Find your ancestors in Hertfordshire baptisms

Each record includes an image of the original record book and a transcript for the individual entry. The amount of detail in each record can vary but most will include the following:

  • Name
  • Birth date
  • Baptism year
  • Baptism place
  • Father’s name
  • Father’s occupation
  • Mother’s name

    You can often learn additional details from the image of the original record such as residence and the name of the individual who performed the baptism.
  • Discover more

    Before civil registration in 1837, parish registers were the main source of information for these vital events. Prior to 1813, baptisms and burials were logged in one volume by the parish. After that year, parishes used pre-printed books, which standardised the format of recording baptisms and burials in separate volumes. In unusual circumstances, additional notes may have been recorded. The amount of additional information documented was up to the wishes of either the parish clerk or reverend.

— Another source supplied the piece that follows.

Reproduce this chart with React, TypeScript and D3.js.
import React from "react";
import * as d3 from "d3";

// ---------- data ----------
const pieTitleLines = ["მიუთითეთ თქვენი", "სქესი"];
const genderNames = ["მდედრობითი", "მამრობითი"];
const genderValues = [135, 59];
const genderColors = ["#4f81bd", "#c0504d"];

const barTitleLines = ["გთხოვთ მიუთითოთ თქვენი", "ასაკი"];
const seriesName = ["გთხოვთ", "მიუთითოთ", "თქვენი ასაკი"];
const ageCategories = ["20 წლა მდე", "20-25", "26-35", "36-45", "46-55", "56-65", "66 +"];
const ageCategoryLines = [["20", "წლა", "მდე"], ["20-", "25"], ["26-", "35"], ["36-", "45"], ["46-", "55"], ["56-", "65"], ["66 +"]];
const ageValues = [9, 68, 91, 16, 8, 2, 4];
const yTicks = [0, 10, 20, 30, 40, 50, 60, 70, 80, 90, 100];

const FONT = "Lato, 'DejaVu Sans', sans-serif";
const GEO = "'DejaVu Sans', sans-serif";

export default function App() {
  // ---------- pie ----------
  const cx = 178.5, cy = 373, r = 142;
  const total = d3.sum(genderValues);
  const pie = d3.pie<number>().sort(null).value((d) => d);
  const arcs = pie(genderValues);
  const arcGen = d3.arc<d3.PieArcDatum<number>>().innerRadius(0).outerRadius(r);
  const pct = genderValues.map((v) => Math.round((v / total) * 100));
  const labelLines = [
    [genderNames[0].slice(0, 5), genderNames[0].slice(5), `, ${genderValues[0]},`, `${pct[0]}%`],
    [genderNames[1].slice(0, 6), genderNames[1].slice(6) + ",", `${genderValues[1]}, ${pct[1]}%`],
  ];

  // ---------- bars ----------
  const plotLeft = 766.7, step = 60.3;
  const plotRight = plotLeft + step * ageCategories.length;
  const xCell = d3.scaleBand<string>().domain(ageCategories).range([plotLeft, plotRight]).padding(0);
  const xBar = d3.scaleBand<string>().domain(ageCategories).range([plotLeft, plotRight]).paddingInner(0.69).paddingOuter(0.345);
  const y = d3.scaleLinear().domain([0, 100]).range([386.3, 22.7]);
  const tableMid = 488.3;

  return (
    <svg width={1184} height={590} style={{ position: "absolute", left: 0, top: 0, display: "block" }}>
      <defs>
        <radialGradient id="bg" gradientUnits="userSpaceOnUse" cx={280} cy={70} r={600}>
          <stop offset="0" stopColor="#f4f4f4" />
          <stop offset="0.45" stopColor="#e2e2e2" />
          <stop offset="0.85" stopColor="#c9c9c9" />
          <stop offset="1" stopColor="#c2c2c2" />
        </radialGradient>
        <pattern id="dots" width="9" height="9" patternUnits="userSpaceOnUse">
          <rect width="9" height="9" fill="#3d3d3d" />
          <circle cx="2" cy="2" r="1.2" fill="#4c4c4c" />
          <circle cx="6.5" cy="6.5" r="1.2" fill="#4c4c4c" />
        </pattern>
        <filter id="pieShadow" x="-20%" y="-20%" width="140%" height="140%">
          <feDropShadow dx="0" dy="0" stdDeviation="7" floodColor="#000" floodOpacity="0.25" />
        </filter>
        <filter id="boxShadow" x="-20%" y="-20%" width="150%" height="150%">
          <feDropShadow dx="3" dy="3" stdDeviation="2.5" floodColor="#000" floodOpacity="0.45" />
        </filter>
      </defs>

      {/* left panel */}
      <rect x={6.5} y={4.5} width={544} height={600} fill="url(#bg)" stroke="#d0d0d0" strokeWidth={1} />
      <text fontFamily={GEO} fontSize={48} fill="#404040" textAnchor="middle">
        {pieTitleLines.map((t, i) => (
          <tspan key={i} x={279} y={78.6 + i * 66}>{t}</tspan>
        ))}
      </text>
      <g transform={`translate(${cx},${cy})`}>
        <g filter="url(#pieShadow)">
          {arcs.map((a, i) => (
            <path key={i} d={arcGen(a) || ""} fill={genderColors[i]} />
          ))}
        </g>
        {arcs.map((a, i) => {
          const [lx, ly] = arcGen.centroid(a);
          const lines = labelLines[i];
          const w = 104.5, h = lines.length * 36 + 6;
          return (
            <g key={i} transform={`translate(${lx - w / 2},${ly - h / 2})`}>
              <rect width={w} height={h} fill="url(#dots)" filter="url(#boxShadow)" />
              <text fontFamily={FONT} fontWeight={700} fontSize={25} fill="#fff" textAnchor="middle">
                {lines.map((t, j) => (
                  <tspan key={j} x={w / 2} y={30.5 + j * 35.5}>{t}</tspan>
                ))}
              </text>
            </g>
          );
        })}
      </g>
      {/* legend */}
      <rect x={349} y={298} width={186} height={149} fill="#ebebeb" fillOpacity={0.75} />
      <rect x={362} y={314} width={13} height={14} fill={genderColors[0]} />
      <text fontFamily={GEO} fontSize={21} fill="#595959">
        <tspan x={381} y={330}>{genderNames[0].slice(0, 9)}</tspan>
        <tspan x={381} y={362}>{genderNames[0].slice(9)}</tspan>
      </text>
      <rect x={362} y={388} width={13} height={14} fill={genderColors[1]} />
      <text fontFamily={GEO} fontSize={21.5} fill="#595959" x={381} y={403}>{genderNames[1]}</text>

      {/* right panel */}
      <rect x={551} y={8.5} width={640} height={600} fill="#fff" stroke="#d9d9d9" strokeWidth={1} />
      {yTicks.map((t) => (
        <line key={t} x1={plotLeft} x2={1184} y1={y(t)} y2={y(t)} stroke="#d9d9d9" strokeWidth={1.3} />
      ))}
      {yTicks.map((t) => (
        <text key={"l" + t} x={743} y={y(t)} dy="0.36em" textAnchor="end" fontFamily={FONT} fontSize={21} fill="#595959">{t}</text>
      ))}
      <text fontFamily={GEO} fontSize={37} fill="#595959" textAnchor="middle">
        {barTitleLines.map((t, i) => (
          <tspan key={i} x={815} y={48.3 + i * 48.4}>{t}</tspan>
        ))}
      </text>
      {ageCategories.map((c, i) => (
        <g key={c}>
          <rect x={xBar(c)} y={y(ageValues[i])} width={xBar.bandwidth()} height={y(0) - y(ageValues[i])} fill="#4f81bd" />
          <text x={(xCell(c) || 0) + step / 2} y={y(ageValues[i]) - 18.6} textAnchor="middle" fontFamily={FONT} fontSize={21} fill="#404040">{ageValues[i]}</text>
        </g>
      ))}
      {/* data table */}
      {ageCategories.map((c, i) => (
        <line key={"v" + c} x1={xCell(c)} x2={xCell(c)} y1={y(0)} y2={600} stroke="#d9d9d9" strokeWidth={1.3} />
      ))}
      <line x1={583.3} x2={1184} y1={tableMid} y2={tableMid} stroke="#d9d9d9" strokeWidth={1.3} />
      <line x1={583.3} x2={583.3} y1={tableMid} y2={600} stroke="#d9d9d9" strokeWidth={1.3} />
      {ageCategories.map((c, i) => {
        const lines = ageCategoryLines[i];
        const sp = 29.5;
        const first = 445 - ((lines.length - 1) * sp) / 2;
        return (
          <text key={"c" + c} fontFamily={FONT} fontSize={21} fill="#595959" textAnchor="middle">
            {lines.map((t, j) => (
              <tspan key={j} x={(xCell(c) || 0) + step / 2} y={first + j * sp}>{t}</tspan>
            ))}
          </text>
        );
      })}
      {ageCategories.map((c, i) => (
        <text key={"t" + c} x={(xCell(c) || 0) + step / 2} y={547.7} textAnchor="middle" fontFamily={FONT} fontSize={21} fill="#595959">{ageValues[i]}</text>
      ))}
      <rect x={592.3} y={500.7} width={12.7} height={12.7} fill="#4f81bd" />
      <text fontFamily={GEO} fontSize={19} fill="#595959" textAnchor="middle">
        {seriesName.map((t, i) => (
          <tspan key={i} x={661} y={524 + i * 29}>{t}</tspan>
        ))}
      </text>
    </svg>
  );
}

    Baptisms are not exclusive to infants. Although they usually pertained to newborns, the names of those found within the baptism records could be of young children or even adults. Baptism records are not the same as birth records; thus, some members of the parish may not be recorded because they were not baptised or not baptised in the parish church.

    Children born outside marriage

    In England, the 1235 Statute of Merton states, ‘He is a bastard that is born before the marriage of his parents’. The use of the word bastard continued through the 16th century, with the Poor Law of 1576 forming the basis of English bastardy law. It aimed to punish the child’s unmarried mother and putative father and to relieve the parish from the cost of supporting the mother and child.

    The language changed in the 20th century, with the introduction of the Legitimacy Act 1926, which legitimised the birth of a child in England and Wales if the parents later married each other. The act refers to the child of unmarried parents as the illegitimate person.